Absorbing and dampening
There are two slightly different techniques at work here, but they typically go hand in hand. Absorbing means using rubbery materials that soak up incoming sound energy so there's less to transmit onwards into a room, whereas dampening means using a solid, acoustically "dead" wall that doesn't readily vibrate. In practice, dampening and absorbing might mean fitting solid, extra-thick doors (rather than hollow ones), or heavy double doors separated by an air gap. Or it might mean constructing a building with massive walls (made of dense, heavy materials such as lead or concrete) with large air gaps in between. Absorbing by itself could mean adding materials between walls that soak up vibrations with such things as fiberglass, neoprene rubber, viscoelastic foam, or MLV (Mass-Loaded Vinyl).
Photo: Left: Mass-loaded vinyl is a simple plastic (such as PVC) with ceramic material added to give it extra weight and improved soundproofing properties. Typically, it weighs a hefty 5–10 kg per square meter (1–2 lbs per square foot). You can buy it on rolls from DIY stores and specialist soundproofing companies.
In theory, the perfect way to soundproof a room is to build a smaller room inside it and stop sounds traveling from one to the other. This is sometimes called a "room within a room" or acoustic decoupling. Each room is made from heavy, solid materials but the two rooms cannot be touching one another directly or sound will pass through. Instead, the inner room is typically supported by small clips (such as RSIC™ Resilient Sound Isolation Clips or WhisperClips) and the walls are lined with sound-absorbing material.

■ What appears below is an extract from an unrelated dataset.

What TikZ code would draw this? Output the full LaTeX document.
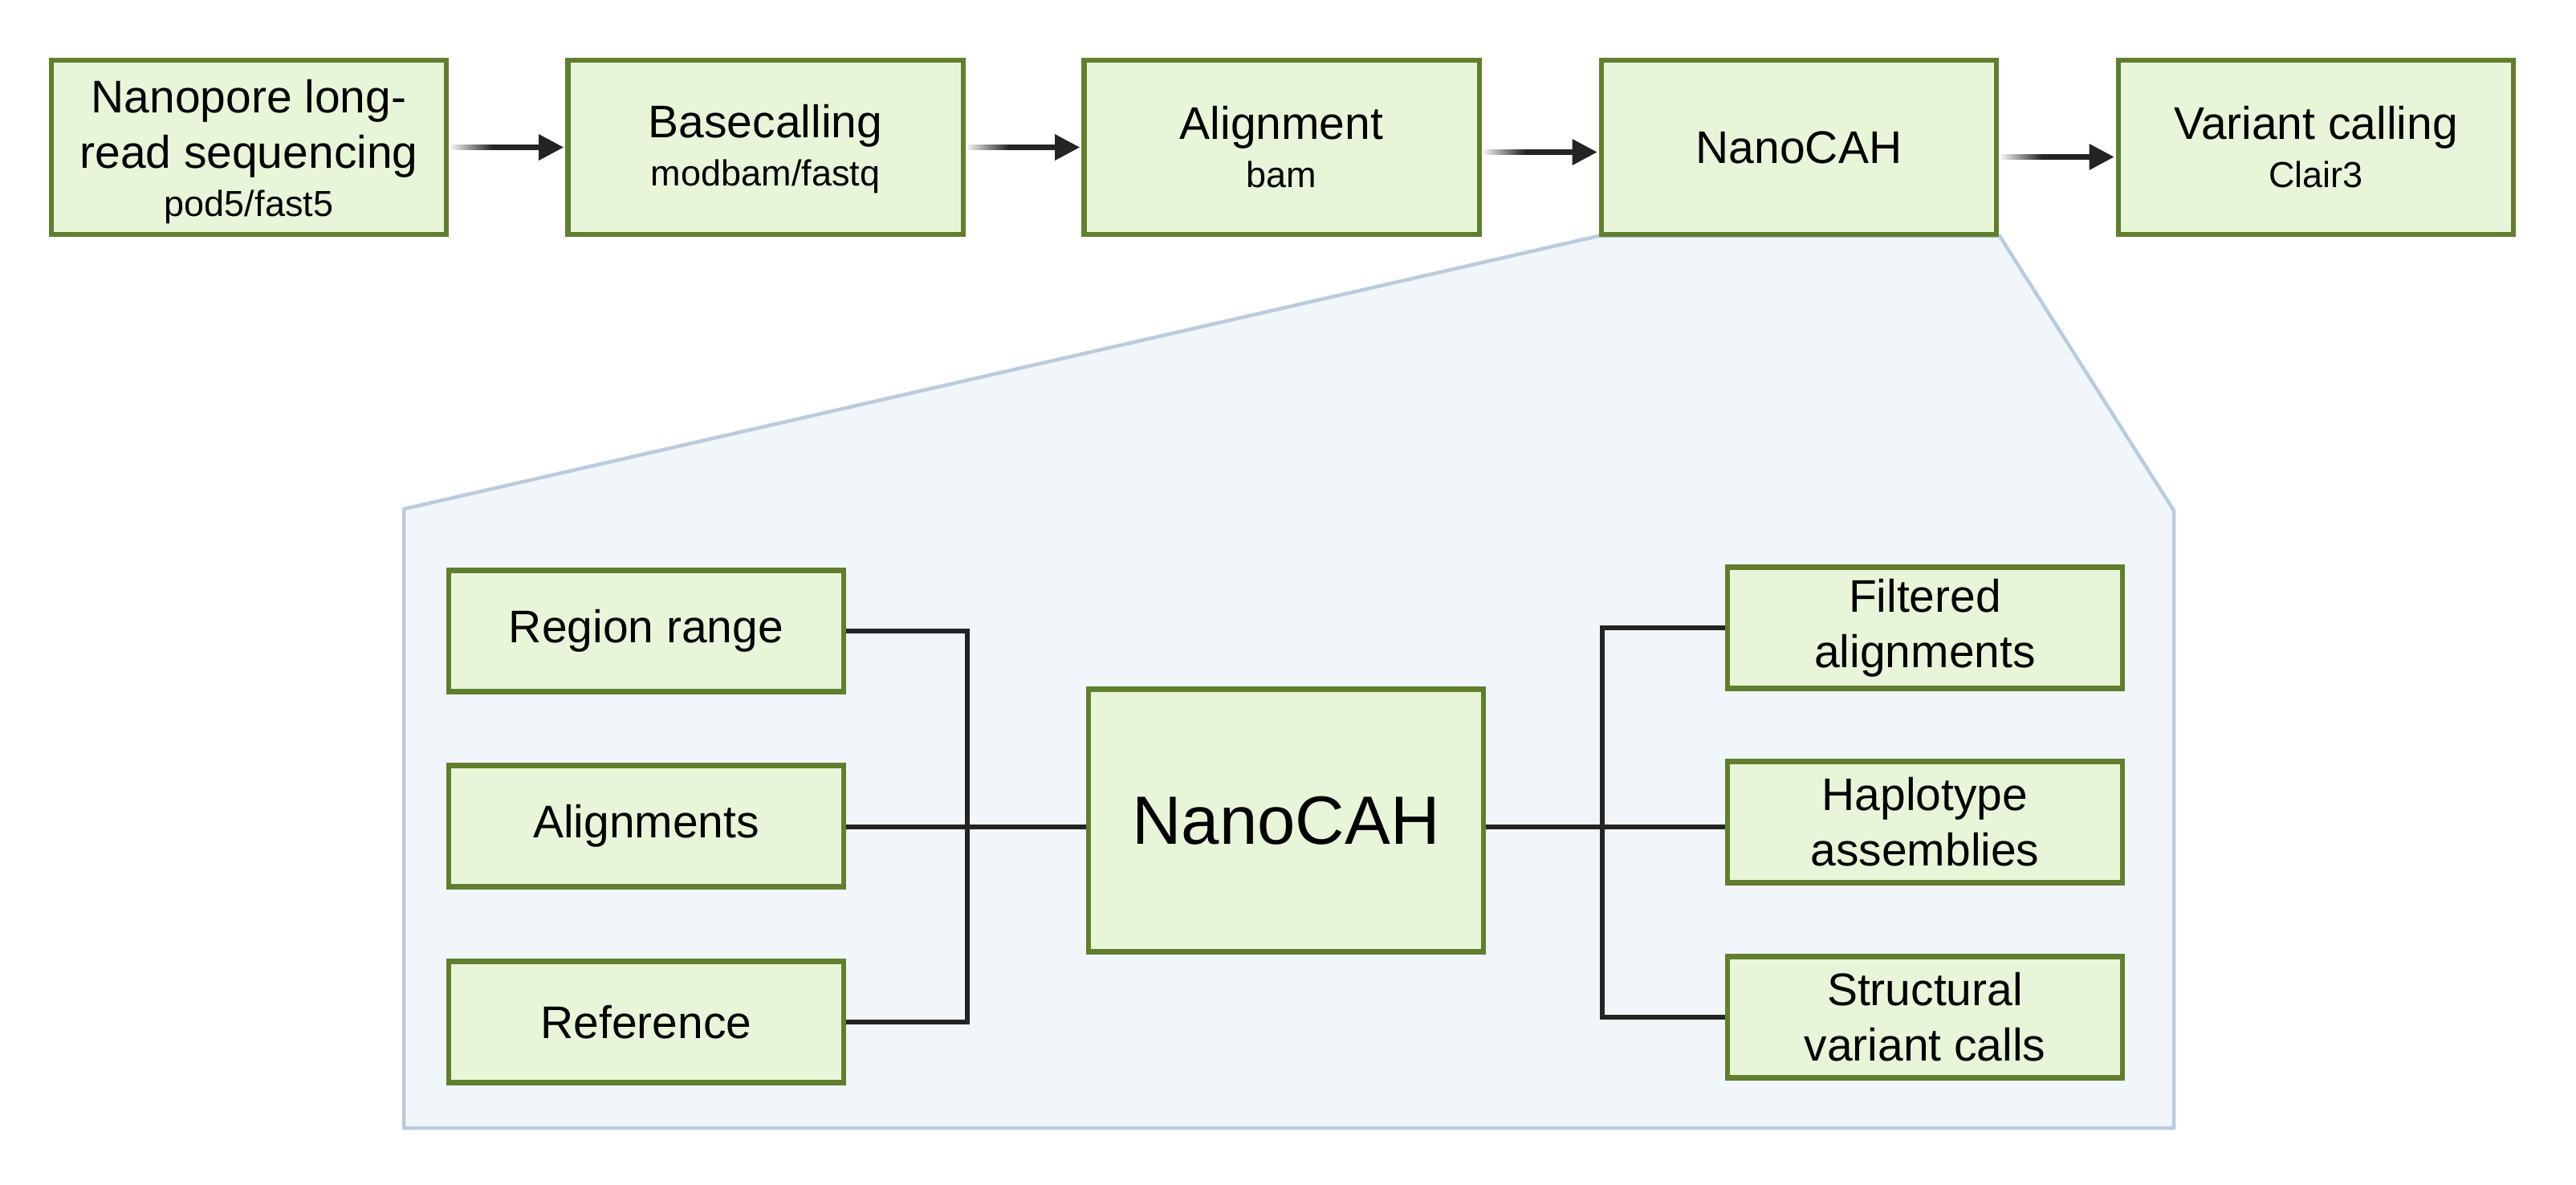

Artwork: Right: If you want to keep sound out of a building, heavy concrete walls separated with an air gap are one approach you might take. Suppose the noise is outside (1) and you're on the inside (2). The concrete walls and air gap (3) will dramatically reduce any direct transmission of noise. But sound will still travel through the floor (4) and the ceiling (5), reducing the gains you make. For really effective soundproofing, you need to consider all the paths by which sound might travel from source to listener.